1. Fill tray or pot with sterile medium, mist with water, then top with 1/4 inch of milled sphagnum moss. Press moss with book. Sprinkle seeds across moss surface or into shallow rows.

Step 2

2. Cover larger seeds with a sprinkling of moss. Pat small seeds into moss. Mist again. Cover tray with glass or plastic; place on heating pad or refrigerator. Place in light suggested on packet. Mist when moss begins to dry.

Step 3

3. Remove glass when seedlings pop through moss. Move seedlings to brighter light. Transplant when second set of leaves develops. Dig seedlings up gently, holding by one of the leaves, not the stem.

Step 4

4. Give each seedling its own small pot, filled to within 1/2 inch of top with light soil.

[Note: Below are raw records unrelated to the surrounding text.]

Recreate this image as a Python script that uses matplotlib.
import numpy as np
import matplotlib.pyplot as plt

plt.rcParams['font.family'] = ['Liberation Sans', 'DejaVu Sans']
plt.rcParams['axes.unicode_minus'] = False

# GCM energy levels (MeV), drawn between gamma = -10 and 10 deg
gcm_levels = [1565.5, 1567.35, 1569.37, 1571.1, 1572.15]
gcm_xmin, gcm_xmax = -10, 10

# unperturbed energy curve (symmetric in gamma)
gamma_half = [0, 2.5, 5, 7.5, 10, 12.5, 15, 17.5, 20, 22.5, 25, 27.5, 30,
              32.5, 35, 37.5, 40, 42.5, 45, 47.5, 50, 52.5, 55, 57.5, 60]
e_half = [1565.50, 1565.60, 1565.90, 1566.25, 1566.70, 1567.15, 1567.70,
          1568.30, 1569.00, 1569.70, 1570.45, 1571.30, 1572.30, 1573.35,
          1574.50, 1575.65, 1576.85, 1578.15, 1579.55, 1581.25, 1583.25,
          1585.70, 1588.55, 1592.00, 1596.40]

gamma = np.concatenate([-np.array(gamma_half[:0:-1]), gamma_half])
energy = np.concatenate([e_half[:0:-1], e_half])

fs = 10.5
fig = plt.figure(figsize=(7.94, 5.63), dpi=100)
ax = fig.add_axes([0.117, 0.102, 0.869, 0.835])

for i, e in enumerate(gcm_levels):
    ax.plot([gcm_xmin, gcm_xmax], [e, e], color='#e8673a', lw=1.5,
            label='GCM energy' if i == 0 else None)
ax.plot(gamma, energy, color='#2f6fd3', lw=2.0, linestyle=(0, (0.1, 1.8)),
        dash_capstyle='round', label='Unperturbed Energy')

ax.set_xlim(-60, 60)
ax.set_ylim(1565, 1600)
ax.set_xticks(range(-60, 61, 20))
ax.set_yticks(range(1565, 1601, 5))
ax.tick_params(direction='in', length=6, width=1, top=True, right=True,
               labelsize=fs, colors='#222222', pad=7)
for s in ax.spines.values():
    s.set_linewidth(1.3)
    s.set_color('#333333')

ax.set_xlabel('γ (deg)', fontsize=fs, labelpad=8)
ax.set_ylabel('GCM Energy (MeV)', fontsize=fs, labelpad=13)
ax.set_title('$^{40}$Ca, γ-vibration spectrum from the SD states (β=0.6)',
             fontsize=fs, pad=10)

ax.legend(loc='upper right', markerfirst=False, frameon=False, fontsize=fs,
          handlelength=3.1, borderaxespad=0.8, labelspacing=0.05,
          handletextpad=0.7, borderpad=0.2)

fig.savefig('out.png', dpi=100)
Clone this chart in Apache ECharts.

Firm the soil around the base of each stem, making sure not to bury the leaves.Water immediately. Move plants steadily into brighter light.

Dividing Roots

Many plants produce several stems with roots attached to each stem. Each of these rooted stems can be divided from the parent plant to make a new plant.

Instructions:

1. Remove the plant from its pot. Early spring generally is the best time to divide plants. Press your thumbs into the middle of the plant, grab the plant with both hands, and tug it apart. If that fails, cut the plant with a knife.

2. Keep a large clump of roots with each division. Immediately pot the new plants in potting soil.

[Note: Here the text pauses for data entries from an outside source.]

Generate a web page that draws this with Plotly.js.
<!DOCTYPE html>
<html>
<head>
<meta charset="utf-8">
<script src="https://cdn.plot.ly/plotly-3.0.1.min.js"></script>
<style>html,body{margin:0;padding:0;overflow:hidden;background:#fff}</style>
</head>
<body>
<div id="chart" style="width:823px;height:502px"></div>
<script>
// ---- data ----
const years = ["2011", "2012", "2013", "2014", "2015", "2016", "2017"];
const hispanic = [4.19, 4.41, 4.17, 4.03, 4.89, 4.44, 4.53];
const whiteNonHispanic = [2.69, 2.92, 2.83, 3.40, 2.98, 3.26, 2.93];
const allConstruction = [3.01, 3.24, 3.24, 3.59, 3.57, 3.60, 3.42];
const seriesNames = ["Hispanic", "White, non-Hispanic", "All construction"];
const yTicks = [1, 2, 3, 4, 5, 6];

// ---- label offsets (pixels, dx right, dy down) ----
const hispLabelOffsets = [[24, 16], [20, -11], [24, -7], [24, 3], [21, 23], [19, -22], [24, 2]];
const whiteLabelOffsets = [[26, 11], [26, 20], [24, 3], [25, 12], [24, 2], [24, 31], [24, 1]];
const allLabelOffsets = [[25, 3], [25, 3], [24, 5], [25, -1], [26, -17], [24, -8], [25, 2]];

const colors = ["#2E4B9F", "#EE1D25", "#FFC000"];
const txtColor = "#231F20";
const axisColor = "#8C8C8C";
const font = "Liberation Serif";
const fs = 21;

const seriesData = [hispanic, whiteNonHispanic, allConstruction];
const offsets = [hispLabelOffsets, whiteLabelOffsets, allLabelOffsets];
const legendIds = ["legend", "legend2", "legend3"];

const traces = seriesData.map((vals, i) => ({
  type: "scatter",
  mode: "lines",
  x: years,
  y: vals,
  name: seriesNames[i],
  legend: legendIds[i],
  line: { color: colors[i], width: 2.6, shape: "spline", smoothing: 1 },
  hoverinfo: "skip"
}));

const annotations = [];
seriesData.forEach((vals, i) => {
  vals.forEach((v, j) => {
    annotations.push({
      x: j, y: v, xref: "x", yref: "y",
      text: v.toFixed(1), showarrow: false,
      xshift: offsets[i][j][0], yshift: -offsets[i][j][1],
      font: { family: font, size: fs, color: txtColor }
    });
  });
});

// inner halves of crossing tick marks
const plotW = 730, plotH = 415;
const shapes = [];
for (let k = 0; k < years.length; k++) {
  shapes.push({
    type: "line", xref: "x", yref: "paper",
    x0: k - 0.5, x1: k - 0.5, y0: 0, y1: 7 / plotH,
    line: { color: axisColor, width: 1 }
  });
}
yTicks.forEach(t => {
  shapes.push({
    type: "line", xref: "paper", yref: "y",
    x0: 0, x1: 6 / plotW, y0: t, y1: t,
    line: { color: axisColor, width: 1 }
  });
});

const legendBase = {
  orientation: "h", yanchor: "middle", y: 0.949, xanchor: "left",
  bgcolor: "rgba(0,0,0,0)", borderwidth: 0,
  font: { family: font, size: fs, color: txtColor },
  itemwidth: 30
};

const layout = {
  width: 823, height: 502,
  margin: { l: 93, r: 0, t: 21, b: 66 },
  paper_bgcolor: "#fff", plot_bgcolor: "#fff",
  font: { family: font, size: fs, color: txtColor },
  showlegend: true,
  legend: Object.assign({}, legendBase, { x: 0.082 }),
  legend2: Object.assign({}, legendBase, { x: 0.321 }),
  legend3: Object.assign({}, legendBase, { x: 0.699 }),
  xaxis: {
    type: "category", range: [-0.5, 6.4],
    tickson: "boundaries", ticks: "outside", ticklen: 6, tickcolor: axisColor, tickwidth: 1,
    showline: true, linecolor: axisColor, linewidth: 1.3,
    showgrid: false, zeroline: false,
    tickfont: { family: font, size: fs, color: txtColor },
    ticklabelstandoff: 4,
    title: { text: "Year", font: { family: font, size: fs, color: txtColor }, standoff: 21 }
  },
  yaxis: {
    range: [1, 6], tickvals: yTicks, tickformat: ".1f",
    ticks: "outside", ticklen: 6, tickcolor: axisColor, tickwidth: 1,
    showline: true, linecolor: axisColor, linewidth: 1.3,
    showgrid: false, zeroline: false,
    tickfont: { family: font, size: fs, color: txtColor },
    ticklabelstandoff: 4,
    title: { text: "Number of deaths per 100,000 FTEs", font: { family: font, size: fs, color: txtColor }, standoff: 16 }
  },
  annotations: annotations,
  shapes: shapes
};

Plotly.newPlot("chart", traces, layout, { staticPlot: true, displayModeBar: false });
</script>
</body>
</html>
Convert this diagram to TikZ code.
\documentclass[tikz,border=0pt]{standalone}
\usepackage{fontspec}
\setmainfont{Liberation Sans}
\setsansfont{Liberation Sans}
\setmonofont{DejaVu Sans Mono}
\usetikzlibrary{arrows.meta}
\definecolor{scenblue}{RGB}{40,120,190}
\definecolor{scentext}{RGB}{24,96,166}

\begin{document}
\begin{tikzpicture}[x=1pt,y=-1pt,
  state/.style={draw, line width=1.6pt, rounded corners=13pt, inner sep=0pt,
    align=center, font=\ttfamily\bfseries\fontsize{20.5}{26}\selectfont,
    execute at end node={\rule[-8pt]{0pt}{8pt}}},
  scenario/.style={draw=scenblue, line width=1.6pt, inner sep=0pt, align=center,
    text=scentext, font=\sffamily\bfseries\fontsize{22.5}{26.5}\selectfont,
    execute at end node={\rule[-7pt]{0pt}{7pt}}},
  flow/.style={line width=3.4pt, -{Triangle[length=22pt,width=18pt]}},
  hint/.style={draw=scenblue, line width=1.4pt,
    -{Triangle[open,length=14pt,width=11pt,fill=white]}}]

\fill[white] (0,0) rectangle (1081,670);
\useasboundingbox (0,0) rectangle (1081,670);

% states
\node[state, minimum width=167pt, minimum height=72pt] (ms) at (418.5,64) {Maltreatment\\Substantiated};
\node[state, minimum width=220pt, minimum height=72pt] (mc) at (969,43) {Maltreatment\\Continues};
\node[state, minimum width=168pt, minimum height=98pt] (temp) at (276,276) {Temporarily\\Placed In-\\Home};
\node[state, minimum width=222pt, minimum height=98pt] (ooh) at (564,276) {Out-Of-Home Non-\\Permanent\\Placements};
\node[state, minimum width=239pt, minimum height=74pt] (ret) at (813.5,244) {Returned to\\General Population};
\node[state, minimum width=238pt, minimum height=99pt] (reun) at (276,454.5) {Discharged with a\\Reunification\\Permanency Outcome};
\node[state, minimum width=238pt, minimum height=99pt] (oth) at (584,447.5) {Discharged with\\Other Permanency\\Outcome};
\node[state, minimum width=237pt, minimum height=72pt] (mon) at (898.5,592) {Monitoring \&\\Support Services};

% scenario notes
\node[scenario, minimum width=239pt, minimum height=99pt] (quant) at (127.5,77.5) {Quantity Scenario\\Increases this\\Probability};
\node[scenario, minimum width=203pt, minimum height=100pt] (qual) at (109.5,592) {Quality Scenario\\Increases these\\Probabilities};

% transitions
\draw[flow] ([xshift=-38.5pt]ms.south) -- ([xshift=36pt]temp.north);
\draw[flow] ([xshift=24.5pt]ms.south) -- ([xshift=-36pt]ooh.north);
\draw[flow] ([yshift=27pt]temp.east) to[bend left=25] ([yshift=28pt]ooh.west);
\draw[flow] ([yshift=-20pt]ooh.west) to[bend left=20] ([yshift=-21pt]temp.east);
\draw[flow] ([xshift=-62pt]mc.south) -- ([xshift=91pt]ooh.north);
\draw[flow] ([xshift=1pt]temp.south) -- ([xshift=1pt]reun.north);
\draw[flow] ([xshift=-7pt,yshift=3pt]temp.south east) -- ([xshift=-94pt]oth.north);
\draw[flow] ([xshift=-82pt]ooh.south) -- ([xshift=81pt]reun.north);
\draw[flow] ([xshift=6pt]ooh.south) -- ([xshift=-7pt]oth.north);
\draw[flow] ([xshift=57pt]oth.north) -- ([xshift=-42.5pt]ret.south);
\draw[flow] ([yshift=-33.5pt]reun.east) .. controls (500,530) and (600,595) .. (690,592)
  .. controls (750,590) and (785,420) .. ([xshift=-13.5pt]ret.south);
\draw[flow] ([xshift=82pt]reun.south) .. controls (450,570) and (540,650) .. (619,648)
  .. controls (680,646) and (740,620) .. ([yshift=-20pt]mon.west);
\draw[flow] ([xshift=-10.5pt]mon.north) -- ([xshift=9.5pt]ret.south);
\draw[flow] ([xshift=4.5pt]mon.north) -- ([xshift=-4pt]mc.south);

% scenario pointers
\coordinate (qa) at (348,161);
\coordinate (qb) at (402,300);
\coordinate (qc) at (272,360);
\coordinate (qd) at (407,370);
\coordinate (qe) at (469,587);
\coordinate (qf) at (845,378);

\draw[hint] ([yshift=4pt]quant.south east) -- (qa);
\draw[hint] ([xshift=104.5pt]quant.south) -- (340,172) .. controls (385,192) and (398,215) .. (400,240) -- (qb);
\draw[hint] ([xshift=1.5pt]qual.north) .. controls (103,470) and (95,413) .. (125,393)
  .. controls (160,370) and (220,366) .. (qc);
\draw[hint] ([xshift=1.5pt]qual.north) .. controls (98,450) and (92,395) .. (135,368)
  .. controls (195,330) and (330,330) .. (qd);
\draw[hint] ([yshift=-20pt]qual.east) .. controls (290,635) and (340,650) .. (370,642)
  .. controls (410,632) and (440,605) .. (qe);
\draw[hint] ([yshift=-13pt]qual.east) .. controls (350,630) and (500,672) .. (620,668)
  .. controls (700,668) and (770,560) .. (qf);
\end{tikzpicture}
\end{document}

3. Keep the soil evenly moist the next few weeks to help heal the injured roots. Place plants out of direct light until they start to grow. Move them into brighter light over a period of 10 days.

Tip Cutting

The growing tips of many plants will produce vigorous new plants when cut and rooted properly.

Step 1

1. To propagate new plants from most multistemmed plants, try rooting tip cuttings. First, cut 4 to 6 inches from the tip of the main stem or side branch. Cut just below a node (where leaf and stem meet).

Step 2

2. Remove the lower leaves and any flowers. Dust cut ends with rooting hormone powder, then plant in moist rooting medium (half peat moss, half perlite works well); keep leaves above soil. Or, skip powder and place in water.

Step 3

3. Provide indirect light and bottom heat. When cuttings resist tugs, they are taking root. Dig up gently, check root growth, and pot up. Move cuttings in water to another rooting medium as soon as roots sprout; pot up as above.

Leaf Cutting

Leaf cuttings produce new plants much the same way stem cuttings do, except a leaf stalk rather than the central stem is used. Depending on the plant, use either the whole leaf or parts of the leaf. Generally, for small-leaved plants, use the entire leaf; for large-leaved plants, leaf sections.

African violet

To propagate an African violet, take at least an inch of stem with each leaf. Insert the stems into water or a peat-based mix. Pot leaves that have been in water as soon as roots form. Pot others when roots are established.

Rex begonia

To propagate a rex begonia, set a healthy leaf, top side up, on moist growing medium. Sever a few of the veins. Pin the leaf down so the cuts come in contact with the medium. Keep moist. Pot the plantlets that grow from each cut.

Snake plant

To propagate a snake plant, cut a leaf into sections; indicate with angled cuts which end is bottom. Dip bottom ends in rooting powder; insert in moist rooting medium. Pot new plants that form to sides of leaf sections.